WASHINGTON (Reuters) - U.S. safety investigators want all private aircraft to be inspected immediately to ensure that onboard transmitters that beam global positioning signals to crash rescuers are properly secured.
The National Transportation Safety Board (NTSB) found a similar device broke off in the Alaska crash that killed former U.S. Senator Ted Stevens and three others last August, possibly slowing attempts to find them in mountainous terrain.
"This vital life-saving technology won't do anyone any good if it doesn't stay connected to the antenna," said NTSB chairman Deborah Hersman.
The single-engine de Havilland turbine Otter carrying Stevens and friends, including EADS North America chief executive and former NASA Administrator Sean O'Keefe, crashed on a fishing trip.
Aircraft searching for them in tree-covered terrain near Bristol Bay in the southwest part of the state never detected transmitter signals from the plane, the NTSB said.

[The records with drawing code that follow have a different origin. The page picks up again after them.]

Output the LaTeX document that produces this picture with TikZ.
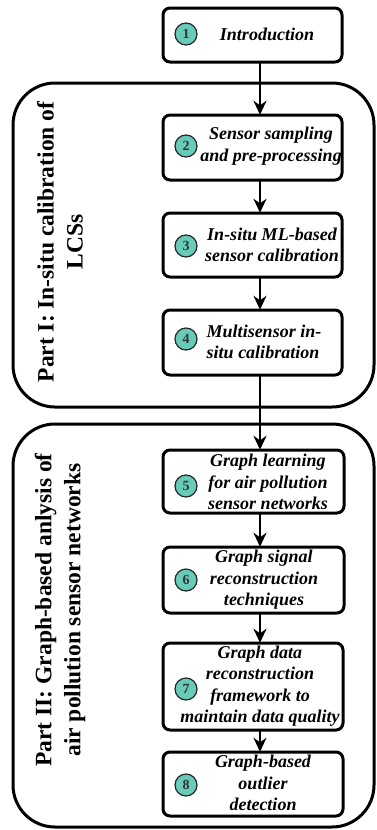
\documentclass[tikz,border=0pt]{standalone}
\usepackage{fontspec}
\setmainfont{Liberation Serif}
\usetikzlibrary{arrows.meta,calc}
\definecolor{teal1}{RGB}{104,202,184}
\tikzset{
  partbox/.style={draw=black,line width=3bp,rounded corners=42bp},
  stepbox/.style={draw=black,line width=3bp,rounded corners=7bp},
  steptext/.style={font=\fontsize{18bp}{21.5bp}\selectfont\bfseries\itshape,align=center,inner sep=0pt},
  numcirc/.style={circle,draw=black!85,line width=1.2bp,fill=teal1,minimum size=22bp,inner sep=0pt,font=\fontsize{14bp}{14bp}\selectfont\bfseries,text=black!80},
  parttext/.style={font=\fontsize{23.5bp}{29bp}\selectfont\bfseries,align=center,rotate=90,inner sep=0pt},
  arr/.style={line width=2.8bp,-{Stealth[length=14bp,width=13bp]}}
}
\begin{document}
\begin{tikzpicture}[x=1bp,y=-1bp]
\useasboundingbox (0,0) rectangle (376,830);
\coordinate (ax) at (260,0);
% part boxes
\draw[partbox] (13,83) rectangle (374,407);
\draw[partbox] (13,424) rectangle (374,827);
\node[parttext] (p1) at (60,242) {Part I: In-situ calibration of\\LCSs};
\node[parttext] (p2) at (60,610) {Part II: Graph-based anlysis of\\air pollution sensor networks};
% step boxes
\draw[stepbox] (163,8) rectangle (342,62) coordinate[pos=0.5] (c1);
\node[minimum width=179bp,minimum height=54bp] (b1) at (c1) {};
\draw[stepbox] (163,115) rectangle (342,180) coordinate[pos=0.5] (c2);
\node[minimum width=179bp,minimum height=65bp] (b2) at (c2) {};
\draw[stepbox] (163,213) rectangle (342,277) coordinate[pos=0.5] (c3);
\node[minimum width=179bp,minimum height=64bp] (b3) at (c3) {};
\draw[stepbox] (163,310) rectangle (342,375) coordinate[pos=0.5] (c4);
\node[minimum width=179bp,minimum height=65bp] (b4) at (c4) {};
\draw[stepbox] (163,450) rectangle (344,513) coordinate[pos=0.5] (c5);
\node[minimum width=181bp,minimum height=63bp] (b5) at (c5) {};
\draw[stepbox] (163,547) rectangle (344,613) coordinate[pos=0.5] (c6);
\node[minimum width=181bp,minimum height=66bp] (b6) at (c6) {};
\draw[stepbox] (163,643) rectangle (343,730) coordinate[pos=0.5] (c7);
\node[minimum width=180bp,minimum height=87bp] (b7) at (c7) {};
\draw[stepbox] (163,752) rectangle (343,816) coordinate[pos=0.5] (c8);
\node[minimum width=180bp,minimum height=64bp] (b8) at (c8) {};
% circles
\node[numcirc] (n1) at (186,34) {1};
\node[numcirc] (n2) at (186,146) {2};
\node[numcirc] (n3) at (186,246) {3};
\node[numcirc] (n4) at (186,339) {4};
\node[numcirc] (n5) at (186,486) {5};
\node[numcirc] (n6) at (186,580) {6};
\node[numcirc] (n7) at (186,689) {7};
\node[numcirc] (n8) at (186,785) {8};
% texts
\node[steptext] (t1) at (267,34) {Introduction};
\node[steptext] (t2) at (271,146) {Sensor sampling\\and pre-processing};
\node[steptext] (t3) at (272,245) {In-situ ML-based\\sensor calibration};
\node[steptext,align=left] (t4) at (264,342) {Multisensor in-\\situ calibration};
\node[steptext] (t5) at (268,482) {Graph learning\\for air pollution\\sensor networks};
\node[steptext] (t6) at (264,580) {Graph signal\\reconstruction\\techniques};
\node[steptext] (t7) at (260,686) {Graph data\\reconstruction\\framework to\\maintain data quality};
\node[steptext] (t8) at (263,783) {Graph-based\\outlier\\detection};
% arrows
\draw[arr] (b1.south -| ax) -- (b2.north -| ax);
\draw[arr] (b2.south -| ax) -- (b3.north -| ax);
\draw[arr] (b3.south -| ax) -- (b4.north -| ax);
\draw[arr] (b4.south -| ax) -- (b5.north -| ax);
\draw[arr] (b5.south -| ax) -- (b6.north -| ax);
\draw[arr] (b6.south -| ax) -- (b7.north -| ax);
\draw[arr] (b7.south -| ax) -- (b8.north -| ax);
\end{tikzpicture}
\end{document}
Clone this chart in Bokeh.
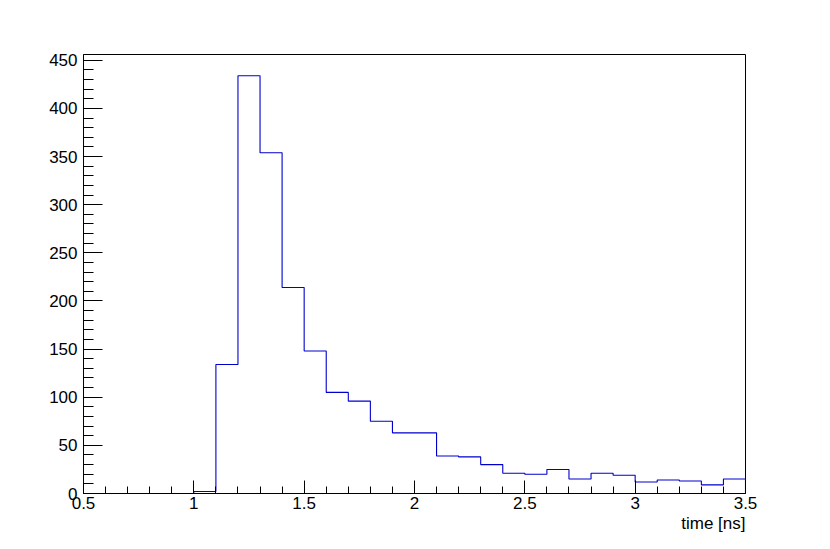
import numpy as np
from bokeh.plotting import figure
from bokeh.models import Range1d, FixedTicker, Title
from bokeh.embed import file_html
from bokeh.resources import INLINE

# Histogram data: 30 bins from 0.5 to 3.5 ns
bin_edges = [round(0.5 + 0.1 * i, 1) for i in range(31)]
counts = [0, 0, 0, 0, 0, 2, 134, 434, 354, 214,
          148, 105, 96, 75, 63, 63, 39, 38, 30, 21,
          20, 25, 15, 21, 19, 12, 14, 13, 9, 15]
x_ticks = [0.5, 1, 1.5, 2, 2.5, 3, 3.5]
y_ticks = [0, 50, 100, 150, 200, 250, 300, 350, 400, 450]
x_label = "time [ns]"

FONT = "Liberation Sans"

p = figure(width=822, height=541, output_backend="svg", toolbar_location=None,
           x_range=Range1d(0.5, 3.5), y_range=Range1d(0, 456),
           min_border_left=83, min_border_right=77, min_border_top=54, min_border_bottom=48)

p.background_fill_color = "white"
p.border_fill_color = "white"
p.outline_line_color = "black"
p.outline_line_width = 1
p.xgrid.visible = False
p.ygrid.visible = False

# step outline
xs = np.repeat(bin_edges, 2)
ys = np.concatenate([[0], np.repeat(counts, 2), [0]])
p.line(xs, ys, line_color="#0000cc", line_width=1.1)

xminor = [round(0.5 + 0.1 * i, 1) for i in range(31)]
yminor = list(range(0, 460, 10))
p.xaxis.ticker = FixedTicker(ticks=x_ticks, minor_ticks=xminor)
p.yaxis.ticker = FixedTicker(ticks=y_ticks, minor_ticks=yminor)
p.xaxis.major_label_overrides = {0.5: "0.5", 1: "1", 1.5: "1.5", 2: "2", 2.5: "2.5", 3: "3", 3.5: "3.5"}

for ax in (p.xaxis[0], p.yaxis[0]):
    ax.major_tick_out = 0
    ax.minor_tick_out = 0
    ax.axis_line_color = "black"
    ax.major_tick_line_color = "black"
    ax.minor_tick_line_color = "black"
    ax.major_label_text_font = FONT
    ax.major_label_text_font_size = "17px"
    ax.major_label_text_color = "black"

p.xaxis.major_tick_in = 13
p.xaxis.minor_tick_in = 7
p.yaxis.major_tick_in = 19
p.yaxis.minor_tick_in = 10
p.xaxis.major_label_standoff = 3
p.yaxis.major_label_standoff = 6

t = Title(text=x_label, align="right", text_font=FONT, text_font_size="17px",
          text_font_style="normal", text_color="black", standoff=0, offset=0)
p.add_layout(t, "below")

open("out.html", "w").write(file_html(p, INLINE))
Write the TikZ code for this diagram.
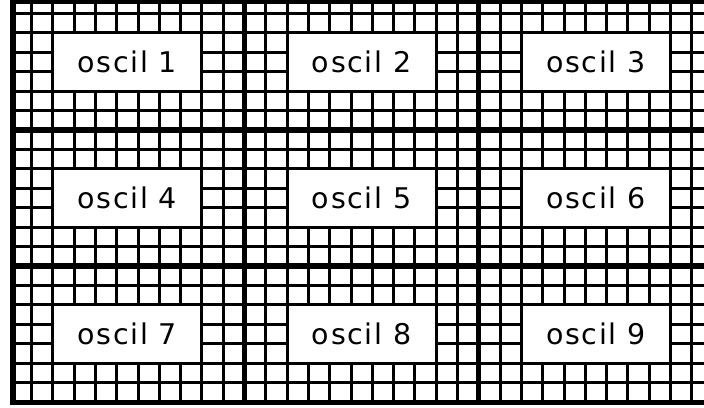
\documentclass[tikz,border=0pt]{standalone}
\usepackage{fontspec}
\newfontfamily\labelfont[LetterSpace=6]{DejaVu Sans}
\begin{document}
\begin{tikzpicture}[x=1pt,y=-1pt,
  thingrid/.style={line width=3pt},
  thickgrid/.style={line width=5.2pt},
  oscbox/.style={draw, line width=3pt, fill=white, minimum width=149.1pt,
    minimum height=58.3pt, inner sep=0pt,
    font=\labelfont\fontsize{28.5pt}{30pt}\selectfont}]
\useasboundingbox[fill=white] (0,0) rectangle (704,407);
% thin grid lines
\foreach \j in {0,1,...,31}
  \draw[thingrid] ({31.5+21.3*\j},1.5) -- ({31.5+21.3*\j},402.1);
\foreach \i in {0,1,...,19}
  \draw[thingrid] (13,{13.3+19.44*\i}) -- (704,{13.3+19.44*\i});
% thick block dividers
\foreach \j in {10,21}
  \draw[thickgrid] ({31.5+21.3*\j},1.5) -- ({31.5+21.3*\j},402.1);
\foreach \i in {6,13}
  \draw[thickgrid] (13,{13.3+19.44*\i}) -- (704,{13.3+19.44*\i});
% outer frame
\draw[thickgrid, line join=miter] (706,1.3) -- (13,1.3) -- (13,402.1) -- (706,402.1);
% label boxes
\foreach \r in {0,1,2}
  \foreach \c in {0,1,2} {
    \pgfmathtruncatemacro{\n}{3*\r+\c+1}
    \node[oscbox] (o\n) at ({127.35+234.3*\c},{61.9+136.08*\r}) {oscil \n};
  }
\end{tikzpicture}
\end{document}
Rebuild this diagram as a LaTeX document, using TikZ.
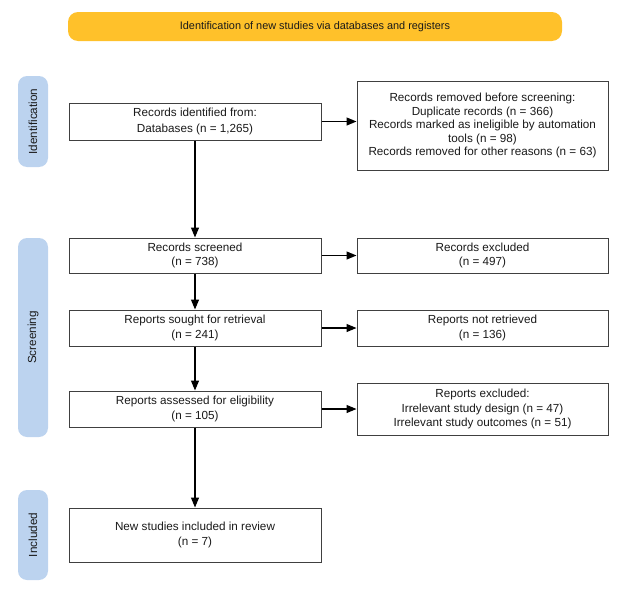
\documentclass[tikz,border=0pt]{standalone}
\usepackage{fontspec}
\setmainfont{Liberation Sans}
\usetikzlibrary{arrows.meta}
\definecolor{bannerY}{HTML}{FFC12A}
\definecolor{pillB}{HTML}{BCD3EF}
\definecolor{boxline}{HTML}{404040}
\definecolor{txt}{HTML}{1A1A1A}
\tikzset{
  stagebox/.style={draw=boxline, line width=1pt, fill=white, inner sep=0pt, align=center,
    text=txt, font=\fontsize{11.7}{14.5}\selectfont},
  pill/.style={fill=pillB, rounded corners=9pt, inner sep=0pt, text=txt,
    font=\fontsize{11.7}{14}\selectfont},
  flow/.style={line width=1.2pt, -{Triangle[length=10pt,width=8pt]}}
}
\begin{document}
\begin{tikzpicture}[x=1pt,y=-1pt]
\useasboundingbox (0,0) rectangle (630,605);
% banner
\node[fill=bannerY, rounded corners=10pt, minimum width=494pt, minimum height=29pt, inner sep=0pt,
  text=txt, font=\fontsize{10.9}{13}\selectfont] (banner) at (315,26.5)
  {Identification of new studies via databases and registers};
% stage pills
\node[pill, minimum width=30pt, minimum height=91pt] (pid) at (33,121.5) {};
\node[rotate=90, text=txt, font=\fontsize{11.7}{14}\selectfont] (pidt) at (pid.center) {Identification};
\node[pill, minimum width=30pt, minimum height=199pt] (psc) at (33,337.5) {};
\node[rotate=90, text=txt, font=\fontsize{11.7}{14}\selectfont] (psct) at (psc.center) {Screening};
\node[pill, minimum width=30pt, minimum height=90pt] (pin) at (33,535) {};
\node[rotate=90, text=txt, font=\fontsize{11.7}{14}\selectfont] (pint) at (pin.center) {Included};
% left column
\node[stagebox, minimum width=252pt, minimum height=37pt, font=\fontsize{11.7}{15.5}\selectfont] (ident) at (195,121.5)
  {Records identified from:\\Databases (n = 1,265)};
\node[stagebox, minimum width=252pt, minimum height=35pt] (screened) at (195,255.5)
  {Records screened\\(n = 738)};
\node[stagebox, minimum width=252pt, minimum height=36pt] (sought) at (195,328)
  {Reports sought for retrieval\\(n = 241)};
\node[stagebox, minimum width=252pt, minimum height=36pt] (assessed) at (195,409)
  {Reports assessed for eligibility\\(n = 105)};
\node[stagebox, minimum width=252pt, minimum height=54pt] (included) at (195,535)
  {New studies included in review\\(n = 7)};
% right column
\node[stagebox, minimum width=251pt, minimum height=89pt, font=\fontsize{11.7}{13.5}\selectfont] (removed) at (482.5,125.5)
  {Records removed before screening:\\Duplicate records (n = 366)\\Records marked as ineligible by automation\\tools (n = 98)\\Records removed for other reasons (n = 63)};
\node[stagebox, minimum width=251pt, minimum height=35pt] (excluded) at (482.5,255.5)
  {Records excluded\\(n = 497)};
\node[stagebox, minimum width=251pt, minimum height=36pt] (notretr) at (482.5,328)
  {Reports not retrieved\\(n = 136)};
\node[stagebox, minimum width=251pt, minimum height=52pt] (repexcl) at (482.5,409)
  {Reports excluded:\\Irrelevant study design (n = 47)\\Irrelevant study outcomes (n = 51)};
% arrows
\draw[flow] (ident.south) -- (screened.north);
\draw[flow] (screened.south) -- (sought.north);
\draw[flow] (sought.south) -- (assessed.north);
\draw[flow] (assessed.south) -- (included.north);
\draw[flow] (ident.east) -- (ident.east -| removed.west);
\draw[flow] (screened.east) -- (excluded.west);
\draw[flow] (sought.east) -- (notretr.west);
\draw[flow] (assessed.east) -- (repexcl.west);
\end{tikzpicture}
\end{document}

When rescuers reached the site five hours after the crash, the homing device was found on the floor of the wrecked plane. It had separated from its mounting bracket and antenna.
Stevens, the pilot and three other passengers were killed. O'Keefe, his son and two others survived.
The safety board has yet to determine a cause, but the plane went down 19 miles from where it had departed. Weather conditions in the area had been rainy and windy and visibility was limited.
The NTSB safety recommendation was made to the Federal Aviation Administration, which regulates safety for the hundreds of thousands of small planes and business aircraft registered in the United States.